I live and die for this Acorn Squash Soup with Cheesy Croutons. It’s a throwback from 2011 and one of my favorite fall things to make. The soup you see pictured is like its very interesting cousin who reads a lot, is well traveled and went to a fancy college. Sometimes I just want something to be easy and cheesy and comforting and other times I want things that make me think. This is the latter. I like it A LOT.

Sage and curry need to come together more often. I’m an enormous fan of butternut squash, but sometimes I think it’s too sweet. I think the sage and curry serve as really awesome savory elements that balance out the sweetness perfectly. This soup is easy to make; I’m talking 30 minutes tops and it’s perfect for days. The full recipe for this grown-up soup is over on PBS Food.

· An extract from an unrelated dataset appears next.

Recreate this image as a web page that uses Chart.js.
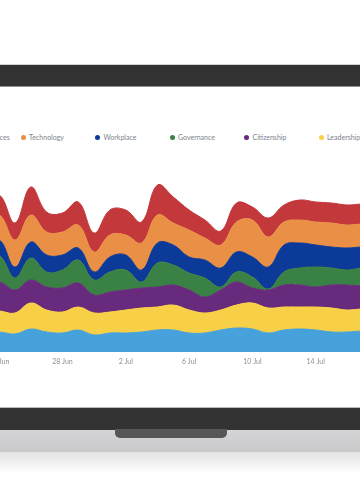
<!DOCTYPE html>
<html>
<head>
<meta charset="utf-8">
<script src="https://cdn.jsdelivr.net/npm/chart.js"></script>
<style>
  body { margin: 0; width: 360px; height: 500px; overflow: hidden; background: #fff; position: relative; font-family: Lato, sans-serif; }
  .bar { position: absolute; left: 0; width: 360px; }
  #wrap { position: absolute; left: -86px; top: 152px; width: 471px; height: 220px; }
  #legend { position: absolute; left: -54px; top: 132px; height: 10px; display: flex; white-space: nowrap; }
  #legend .item { width: 74.5px; flex: none; display: flex; align-items: center; font-size: 7px; color: #7b828b; }
  #legend .dot { width: 5px; height: 5px; border-radius: 50%; margin-right: 3.5px; flex: none; }
  #notch { position: absolute; left: 115px; top: 429px; width: 112px; height: 9px; background: #565656; border-radius: 0 0 5px 5px; }
</style>
</head>
<body>
<div class="bar" style="top:64px;height:1px;background:#d2d2d2"></div>
<div class="bar" style="top:65px;height:21px;background:#333"></div>
<div class="bar" style="top:86px;height:1px;background:#8e8e8e"></div>

<div id="legend"></div>
<div id="wrap"><canvas id="chart"></canvas></div>

<div class="bar" style="top:407px;height:1px;background:#bbb"></div>
<div class="bar" style="top:408px;height:22px;background:#333"></div>
<div class="bar" style="top:430px;height:22px;background:linear-gradient(#d5d5d8,#c9c9cc)"></div>
<div id="notch"></div>
<div class="bar" style="top:452px;height:22px;background:linear-gradient(#e3e3e3,#fff)"></div>

<script>
const days = ['19 Jun', '20 Jun', '21 Jun', '22 Jun', '23 Jun', '24 Jun', '25 Jun', '26 Jun', '27 Jun', '28 Jun',
  '29 Jun', '30 Jun', '1 Jul', '2 Jul', '3 Jul', '4 Jul', '5 Jul', '6 Jul', '7 Jul', '8 Jul',
  '9 Jul', '10 Jul', '11 Jul', '12 Jul', '13 Jul', '14 Jul', '15 Jul', '16 Jul', '17 Jul', '18 Jul'];
const tickLabels = ['24 Jun', '28 Jun', '2 Jul', '6 Jul', '10 Jul', '14 Jul'];

// bottom to top
const environment = [19, 21, 19, 20, 19, 20, 18, 23, 20, 19, 22, 17, 19, 19, 20, 22, 22, 19, 19, 22, 24, 23, 19, 22, 23, 22, 20, 20, 21, 20];
const leadership = [22, 22, 21, 22, 22, 21, 21, 26, 22, 21, 23, 22, 21, 23, 24, 23, 25, 23, 20, 20, 23, 26, 25, 23, 22, 23, 24, 22, 22, 22];
const citizenship = [24, 25, 24, 25, 24, 29, 23, 23, 23, 24, 24, 18, 20, 20, 20, 20, 20, 20, 16, 20, 23, 15, 18, 22, 22, 20, 23, 25, 23, 24];
const governance = [21, 22, 20, 22, 22, 26, 12, 22, 15, 18, 23, 15, 20, 20, 6, 24, 20, 17, 19, 3, 10, 11, 1, 13, 17, 20, 17, 15, 18, 17];
const workplace = [16, 17, 16, 16, 15, 16, 11, 16, 17, 15, 12, 8, 15, 15, 12, 20, 20, 16, 18, 19, 20, 20, 22, 27, 25, 22, 21, 22, 21, 21];
const technology = [24, 25, 24, 25, 25, 25, 27, 27, 23, 23, 23, 20, 22, 20, 27, 28, 22, 27, 22, 23, 30, 37, 30, 23, 23, 23, 24, 23, 23, 23];
const humanResources = [20, 22, 20, 22, 20, 20, 17, 28, 20, 19, 23, 19, 25, 25, 21, 30, 26, 20, 18, 14, 19, 13, 19, 17, 20, 20, 20, 20, 20, 20];

const series = [
  ['Environment', environment, '#47a1da'],
  ['Leadership', leadership, '#f8d047'],
  ['Citizenship', citizenship, '#672a7c'],
  ['Governance', governance, '#3a8145'],
  ['Workplace', workplace, '#0c3a98'],
  ['Technology', technology, '#ea8f46'],
  ['Human Resources', humanResources, '#c3383b']
];

const chart = new Chart(document.getElementById('chart'), {
  type: 'line',
  data: {
    labels: days,
    datasets: series.map((s, i) => ({
      label: s[0],
      data: s[1],
      backgroundColor: s[2],
      borderColor: s[2],
      borderWidth: 1,
      fill: i === 0 ? 'origin' : '-1'
    }))
  },
  options: {
    responsive: true,
    maintainAspectRatio: false,
    animation: false,
    layout: { padding: 0 },
    elements: { point: { radius: 0 }, line: { tension: 0.4 } },
    plugins: { legend: { display: false }, tooltip: { enabled: false } },
    scales: {
      x: {
        grid: { display: false, drawTicks: false },
        border: { display: false },
        afterFit: s => { s.height = 20; },
        ticks: {
          autoSkip: false,
          maxRotation: 0,
          padding: 6,
          color: '#8a9098',
          font: { family: 'Lato', size: 7 },
          callback: (v, i) => tickLabels.includes(days[i]) ? days[i] : ''
        }
      },
      y: { display: false, stacked: true, min: 0, max: 200 }
    }
  }
});

// html legend, top of the stack first
const legend = document.getElementById('legend');
chart.data.datasets.slice().reverse().forEach(ds => {
  const item = document.createElement('div');
  item.className = 'item';
  const dot = document.createElement('span');
  dot.className = 'dot';
  dot.style.background = ds.backgroundColor;
  item.appendChild(dot);
  item.appendChild(document.createTextNode(ds.label));
  legend.appendChild(item);
});
</script>
</body>
</html>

On another super random note, do you guys know the UP Series? Have you seen it? If you’re unfamiliar, I’ll be quick: it’s a series that started in the 60s with 14 kids from different social classes and backgrounds. The kids were interviewed, talked about their hopes and dreams for the future, and every seven years they were interviewed. Initially the series was supposed to be a study about class division in England, but over the years it’s turned into so much more. The movie is really beautiful, sad and heartbreaking at times and just totally fascinating. Today on PBS the “56 UP” aires! WUUUT! All of the kids are now 56. I’m so stoked to watch it. I cannot get enough. If you haven’t seen it, please do! It’s one of my all-time favorite movies.